Wednesday, August 20, 2008

WWW: Wednesday Words of the Week


It seems, my fellow indolents, that I have already goofed. Idling, as Robert Louis Stevenson said, is not easy; indeed, it requires constant vigilance. And I have made the mistake of inviting slackers into our midst. Yet slackers are, if not by definition anti-idlers, it is also true that they give idlers and idling a bad name. So, for our first words of the week, I thought that we should probably get this idling/slacking thing straight.

First, let us look at the slacker.

SLACKER: Unlike the idler, in whom work and leisure have combined to become something fine, the slacker remains unhappily trapped on one side of that binary opposition. Richard Linklater's movie Slacker may reference R. L. Stevenson's uplifting "Apology for Idlers," but Linklater admitted that the movie was a "kiss-off to a certain mindset -- wallowing in negativity and being very alienated." DR. Johnson frowned upon those so-called idlers who "boast that they do nothing, and thank their stars that they have nothing to do," and who "exist in a state of unruffled stupidity, forgetting and forgotten; who have long ceased to live." SEE: Dodger, Leisure, Free Time, Slackness.

One who has long ceased to live. Needless to say, it doesn't get much worse than that. Idling is, after all, a life-affirming philosophy, a way to regain control over all aspects of our lives. It is about liberation, and the slacker remains, alas, fully chained.

Now onto idleness and idlers.

IDLENESS: "Idleness, so called, which does not consist in doing nothing, but in doing a great deal not recognized in the dogmatic formularies of the ruling class, has as good a right to state its position as industry itself," insisted a young Robert Louis Stevenson. How right he was! Idleness [from the Old English word for "worthless, useless"] may look to the untrained eye like laziness, slacking, killing time. Unlike slacking, though, idling is not the opposite of working hard, but is instead a rare, hard-won mode in which your art is your work, and your work is your art. SEE: Free Time, Leisure, Uselessness.

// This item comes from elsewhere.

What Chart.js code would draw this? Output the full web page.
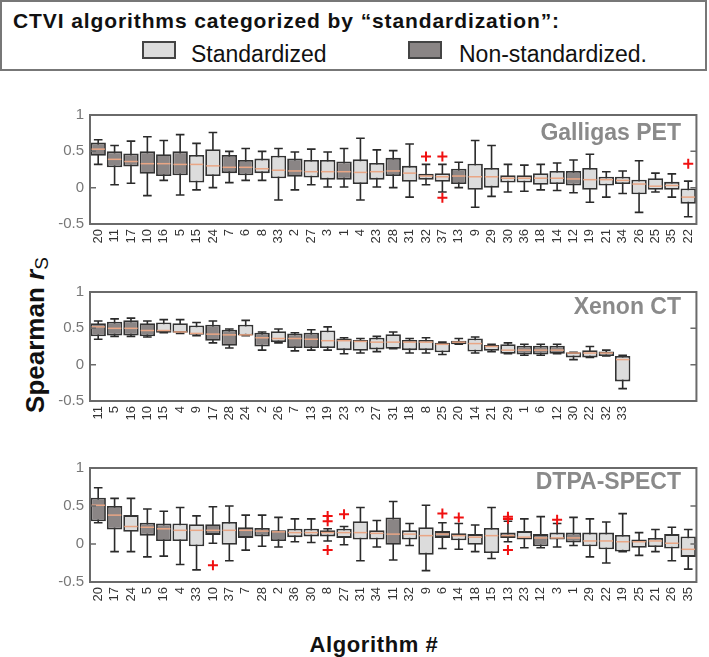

IDLER: "there are plenty of lazy people and plenty of slow-coaches but a genuine idler is a rarity," writes Jerome K. Jerome, in Three Men in a Boat (1889). "He is not a man who slouches about with his hands in his pockets. On the contrary, his most startling characteristic is that he is always intensely busy." In his 1998 poem "Not the Idle," Carl Dennis praises the same rare type: "It's not the idle who move us but the few/Often confused with the idle, those who define/Their project in terms so ample/That nothing they ever do is a digression...." Despite our tendency to use "idle" as a pejorative meaning "lazy" or "useless," the idler is neither. SEE: Free Time, Freeman, Idleness, Otiose.

A world of difference, then, between slacking and idling, wouldn't you agree. So, insofar as the Royal Order of the Indolent goes, I must firmly order: ALL SLACKERS: OUT!